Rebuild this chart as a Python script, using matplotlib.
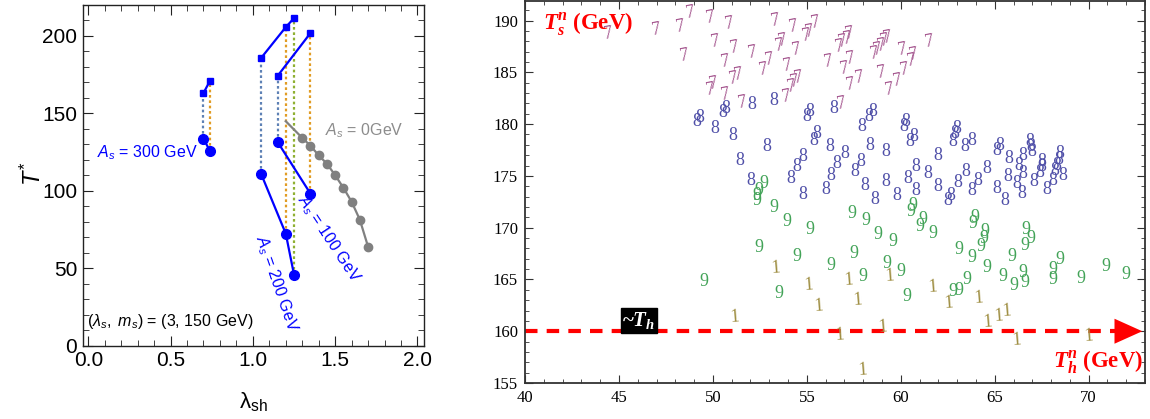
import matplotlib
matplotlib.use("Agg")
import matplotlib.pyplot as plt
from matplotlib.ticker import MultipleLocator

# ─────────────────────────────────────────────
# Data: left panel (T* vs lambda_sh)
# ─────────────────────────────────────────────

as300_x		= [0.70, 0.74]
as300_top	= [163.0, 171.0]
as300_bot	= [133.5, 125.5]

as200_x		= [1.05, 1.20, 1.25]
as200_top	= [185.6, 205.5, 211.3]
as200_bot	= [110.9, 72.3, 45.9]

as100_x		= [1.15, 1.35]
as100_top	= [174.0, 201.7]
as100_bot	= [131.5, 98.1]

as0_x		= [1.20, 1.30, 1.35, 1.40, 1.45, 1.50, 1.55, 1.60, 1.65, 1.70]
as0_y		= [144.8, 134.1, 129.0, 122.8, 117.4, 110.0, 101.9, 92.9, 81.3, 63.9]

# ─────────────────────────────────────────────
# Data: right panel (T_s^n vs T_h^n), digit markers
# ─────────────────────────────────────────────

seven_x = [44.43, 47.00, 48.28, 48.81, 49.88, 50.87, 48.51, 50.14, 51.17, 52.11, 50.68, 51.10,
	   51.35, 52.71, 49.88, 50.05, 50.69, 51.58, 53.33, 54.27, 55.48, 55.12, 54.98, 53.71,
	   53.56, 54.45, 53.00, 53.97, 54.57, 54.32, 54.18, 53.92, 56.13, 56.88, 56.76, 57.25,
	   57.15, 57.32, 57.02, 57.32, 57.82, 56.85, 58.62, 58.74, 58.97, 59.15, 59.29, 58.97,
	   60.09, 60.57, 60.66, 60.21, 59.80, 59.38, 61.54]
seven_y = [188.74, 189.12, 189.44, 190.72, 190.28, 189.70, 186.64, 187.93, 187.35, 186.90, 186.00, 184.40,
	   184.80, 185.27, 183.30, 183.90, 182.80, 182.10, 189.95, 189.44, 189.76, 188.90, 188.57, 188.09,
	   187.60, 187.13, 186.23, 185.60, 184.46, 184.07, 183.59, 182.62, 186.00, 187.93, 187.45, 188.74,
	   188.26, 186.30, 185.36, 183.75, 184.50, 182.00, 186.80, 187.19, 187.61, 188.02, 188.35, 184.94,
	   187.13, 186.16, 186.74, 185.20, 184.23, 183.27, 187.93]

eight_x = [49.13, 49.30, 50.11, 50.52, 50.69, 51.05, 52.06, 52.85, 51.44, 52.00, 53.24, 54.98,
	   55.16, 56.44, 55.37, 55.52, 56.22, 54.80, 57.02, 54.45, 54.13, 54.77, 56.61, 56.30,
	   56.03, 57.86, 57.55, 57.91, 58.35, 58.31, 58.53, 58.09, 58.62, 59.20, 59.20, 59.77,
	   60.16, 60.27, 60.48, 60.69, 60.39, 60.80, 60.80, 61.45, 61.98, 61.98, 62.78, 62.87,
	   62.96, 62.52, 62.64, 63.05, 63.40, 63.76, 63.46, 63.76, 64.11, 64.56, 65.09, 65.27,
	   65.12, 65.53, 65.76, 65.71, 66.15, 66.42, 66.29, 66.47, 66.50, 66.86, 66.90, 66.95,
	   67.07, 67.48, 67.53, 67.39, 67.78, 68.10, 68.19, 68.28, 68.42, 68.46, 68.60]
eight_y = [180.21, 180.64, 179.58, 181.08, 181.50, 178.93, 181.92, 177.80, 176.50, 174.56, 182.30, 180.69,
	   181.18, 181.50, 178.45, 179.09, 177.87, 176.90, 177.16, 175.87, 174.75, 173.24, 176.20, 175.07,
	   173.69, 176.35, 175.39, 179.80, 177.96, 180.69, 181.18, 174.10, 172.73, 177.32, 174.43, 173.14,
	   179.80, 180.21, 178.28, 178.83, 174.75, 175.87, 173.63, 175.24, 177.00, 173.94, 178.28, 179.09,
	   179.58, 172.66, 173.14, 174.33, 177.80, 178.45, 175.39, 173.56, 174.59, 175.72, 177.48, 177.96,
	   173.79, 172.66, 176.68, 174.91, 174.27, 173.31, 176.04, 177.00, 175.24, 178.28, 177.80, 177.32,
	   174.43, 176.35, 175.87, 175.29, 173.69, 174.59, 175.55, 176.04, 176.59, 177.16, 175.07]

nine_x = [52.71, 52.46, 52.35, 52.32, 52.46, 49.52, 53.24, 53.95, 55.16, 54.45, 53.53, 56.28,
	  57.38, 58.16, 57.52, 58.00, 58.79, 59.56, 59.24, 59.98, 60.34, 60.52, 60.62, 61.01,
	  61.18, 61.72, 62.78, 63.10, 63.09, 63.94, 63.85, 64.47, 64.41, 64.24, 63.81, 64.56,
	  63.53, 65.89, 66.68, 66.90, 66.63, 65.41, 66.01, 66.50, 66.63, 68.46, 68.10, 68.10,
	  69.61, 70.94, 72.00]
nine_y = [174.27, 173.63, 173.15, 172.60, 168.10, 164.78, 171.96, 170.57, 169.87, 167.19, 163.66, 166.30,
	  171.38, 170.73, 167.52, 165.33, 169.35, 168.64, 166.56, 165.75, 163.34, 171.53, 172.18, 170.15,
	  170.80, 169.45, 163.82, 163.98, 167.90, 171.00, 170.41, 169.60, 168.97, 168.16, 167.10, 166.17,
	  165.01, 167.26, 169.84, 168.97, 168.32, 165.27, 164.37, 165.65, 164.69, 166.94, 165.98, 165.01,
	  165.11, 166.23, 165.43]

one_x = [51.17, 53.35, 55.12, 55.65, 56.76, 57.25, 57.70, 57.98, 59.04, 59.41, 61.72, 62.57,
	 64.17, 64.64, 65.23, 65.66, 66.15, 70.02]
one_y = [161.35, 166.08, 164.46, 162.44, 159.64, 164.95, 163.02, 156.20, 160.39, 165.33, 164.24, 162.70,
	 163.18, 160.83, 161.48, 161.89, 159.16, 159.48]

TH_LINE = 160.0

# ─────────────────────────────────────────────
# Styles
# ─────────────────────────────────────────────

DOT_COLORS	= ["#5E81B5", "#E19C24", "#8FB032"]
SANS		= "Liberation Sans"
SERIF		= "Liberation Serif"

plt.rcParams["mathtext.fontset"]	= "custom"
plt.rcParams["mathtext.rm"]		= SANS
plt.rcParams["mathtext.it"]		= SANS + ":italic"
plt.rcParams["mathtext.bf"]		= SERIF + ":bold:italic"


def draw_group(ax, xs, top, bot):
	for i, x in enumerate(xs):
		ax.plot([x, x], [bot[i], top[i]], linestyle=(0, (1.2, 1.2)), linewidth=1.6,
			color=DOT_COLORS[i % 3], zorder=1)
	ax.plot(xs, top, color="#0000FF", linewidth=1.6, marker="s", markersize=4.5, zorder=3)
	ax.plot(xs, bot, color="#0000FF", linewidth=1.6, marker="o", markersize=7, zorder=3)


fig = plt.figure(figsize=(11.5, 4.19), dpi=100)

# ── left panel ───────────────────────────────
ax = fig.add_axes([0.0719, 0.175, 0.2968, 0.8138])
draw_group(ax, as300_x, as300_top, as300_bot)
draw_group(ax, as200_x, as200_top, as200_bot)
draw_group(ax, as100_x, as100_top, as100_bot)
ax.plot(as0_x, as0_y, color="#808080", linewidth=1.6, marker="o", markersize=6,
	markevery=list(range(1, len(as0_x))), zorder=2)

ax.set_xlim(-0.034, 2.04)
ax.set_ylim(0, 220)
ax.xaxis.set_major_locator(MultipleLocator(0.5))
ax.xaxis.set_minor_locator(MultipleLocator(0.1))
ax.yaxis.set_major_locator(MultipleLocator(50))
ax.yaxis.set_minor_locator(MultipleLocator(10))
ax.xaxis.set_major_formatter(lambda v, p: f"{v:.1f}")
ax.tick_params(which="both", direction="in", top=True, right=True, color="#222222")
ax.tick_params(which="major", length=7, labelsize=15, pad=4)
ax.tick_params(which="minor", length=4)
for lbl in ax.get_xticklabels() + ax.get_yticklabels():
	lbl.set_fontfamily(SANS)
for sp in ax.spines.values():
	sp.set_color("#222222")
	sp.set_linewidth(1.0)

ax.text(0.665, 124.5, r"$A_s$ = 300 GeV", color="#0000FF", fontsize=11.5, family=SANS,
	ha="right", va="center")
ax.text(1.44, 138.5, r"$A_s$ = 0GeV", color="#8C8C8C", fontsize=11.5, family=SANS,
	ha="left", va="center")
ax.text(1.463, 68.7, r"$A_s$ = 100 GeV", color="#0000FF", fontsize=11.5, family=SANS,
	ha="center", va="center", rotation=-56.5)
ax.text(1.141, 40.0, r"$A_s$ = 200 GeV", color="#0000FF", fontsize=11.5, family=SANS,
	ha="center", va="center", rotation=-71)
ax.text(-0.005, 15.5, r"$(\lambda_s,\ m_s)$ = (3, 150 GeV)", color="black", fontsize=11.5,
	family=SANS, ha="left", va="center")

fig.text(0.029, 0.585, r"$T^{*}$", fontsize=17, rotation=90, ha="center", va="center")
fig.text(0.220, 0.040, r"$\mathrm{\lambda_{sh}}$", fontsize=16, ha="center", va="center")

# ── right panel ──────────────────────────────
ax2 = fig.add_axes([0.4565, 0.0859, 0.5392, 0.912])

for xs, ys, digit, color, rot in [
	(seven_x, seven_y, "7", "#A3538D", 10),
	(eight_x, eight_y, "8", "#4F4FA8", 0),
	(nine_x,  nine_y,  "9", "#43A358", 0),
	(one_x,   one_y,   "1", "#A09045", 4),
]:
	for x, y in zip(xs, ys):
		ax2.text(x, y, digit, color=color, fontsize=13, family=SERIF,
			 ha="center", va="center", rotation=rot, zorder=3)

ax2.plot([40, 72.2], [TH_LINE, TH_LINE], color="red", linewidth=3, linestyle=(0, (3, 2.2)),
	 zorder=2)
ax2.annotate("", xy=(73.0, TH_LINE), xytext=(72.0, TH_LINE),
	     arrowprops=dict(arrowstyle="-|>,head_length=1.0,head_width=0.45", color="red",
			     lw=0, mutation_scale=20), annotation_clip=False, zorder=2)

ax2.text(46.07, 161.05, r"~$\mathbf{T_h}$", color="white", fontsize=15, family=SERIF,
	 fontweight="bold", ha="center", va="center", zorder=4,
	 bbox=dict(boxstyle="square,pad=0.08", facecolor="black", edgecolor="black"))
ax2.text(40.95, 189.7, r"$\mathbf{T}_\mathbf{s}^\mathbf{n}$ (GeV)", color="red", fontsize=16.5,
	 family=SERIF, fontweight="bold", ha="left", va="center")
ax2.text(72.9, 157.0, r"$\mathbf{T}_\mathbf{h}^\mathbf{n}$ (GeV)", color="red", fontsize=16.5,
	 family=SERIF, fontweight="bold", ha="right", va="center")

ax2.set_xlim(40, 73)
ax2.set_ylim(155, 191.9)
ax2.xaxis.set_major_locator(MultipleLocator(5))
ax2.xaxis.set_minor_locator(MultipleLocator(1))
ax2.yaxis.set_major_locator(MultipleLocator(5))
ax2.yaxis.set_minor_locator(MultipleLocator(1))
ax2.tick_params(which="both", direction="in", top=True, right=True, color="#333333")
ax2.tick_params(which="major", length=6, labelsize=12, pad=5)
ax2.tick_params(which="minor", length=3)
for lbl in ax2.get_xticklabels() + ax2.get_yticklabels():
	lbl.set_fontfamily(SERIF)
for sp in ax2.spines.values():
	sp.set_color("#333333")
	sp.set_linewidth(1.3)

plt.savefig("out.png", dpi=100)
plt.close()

-----

## Set problem
Exactly restate the lines from the beginning of the data through the line with "187.13, 186.16, 186.74, 185.20, 184.23, 183.27, 187.93]", and no others, keeping pictures out.

## Task output
Rebuild this chart as a Python script, using matplotlib.
import matplotlib
matplotlib.use("Agg")
import matplotlib.pyplot as plt
from matplotlib.ticker import MultipleLocator

# ─────────────────────────────────────────────
# Data: left panel (T* vs lambda_sh)
# ─────────────────────────────────────────────

as300_x		= [0.70, 0.74]
as300_top	= [163.0, 171.0]
as300_bot	= [133.5, 125.5]

as200_x		= [1.05, 1.20, 1.25]
as200_top	= [185.6, 205.5, 211.3]
as200_bot	= [110.9, 72.3, 45.9]

as100_x		= [1.15, 1.35]
as100_top	= [174.0, 201.7]
as100_bot	= [131.5, 98.1]

as0_x		= [1.20, 1.30, 1.35, 1.40, 1.45, 1.50, 1.55, 1.60, 1.65, 1.70]
as0_y		= [144.8, 134.1, 129.0, 122.8, 117.4, 110.0, 101.9, 92.9, 81.3, 63.9]

# ─────────────────────────────────────────────
# Data: right panel (T_s^n vs T_h^n), digit markers
# ─────────────────────────────────────────────

seven_x = [44.43, 47.00, 48.28, 48.81, 49.88, 50.87, 48.51, 50.14, 51.17, 52.11, 50.68, 51.10,
	   51.35, 52.71, 49.88, 50.05, 50.69, 51.58, 53.33, 54.27, 55.48, 55.12, 54.98, 53.71,
	   53.56, 54.45, 53.00, 53.97, 54.57, 54.32, 54.18, 53.92, 56.13, 56.88, 56.76, 57.25,
	   57.15, 57.32, 57.02, 57.32, 57.82, 56.85, 58.62, 58.74, 58.97, 59.15, 59.29, 58.97,
	   60.09, 60.57, 60.66, 60.21, 59.80, 59.38, 61.54]
seven_y = [188.74, 189.12, 189.44, 190.72, 190.28, 189.70, 186.64, 187.93, 187.35, 186.90, 186.00, 184.40,
	   184.80, 185.27, 183.30, 183.90, 182.80, 182.10, 189.95, 189.44, 189.76, 188.90, 188.57, 188.09,
	   187.60, 187.13, 186.23, 185.60, 184.46, 184.07, 183.59, 182.62, 186.00, 187.93, 187.45, 188.74,
	   188.26, 186.30, 185.36, 183.75, 184.50, 182.00, 186.80, 187.19, 187.61, 188.02, 188.35, 184.94,
	   187.13, 186.16, 186.74, 185.20, 184.23, 183.27, 187.93]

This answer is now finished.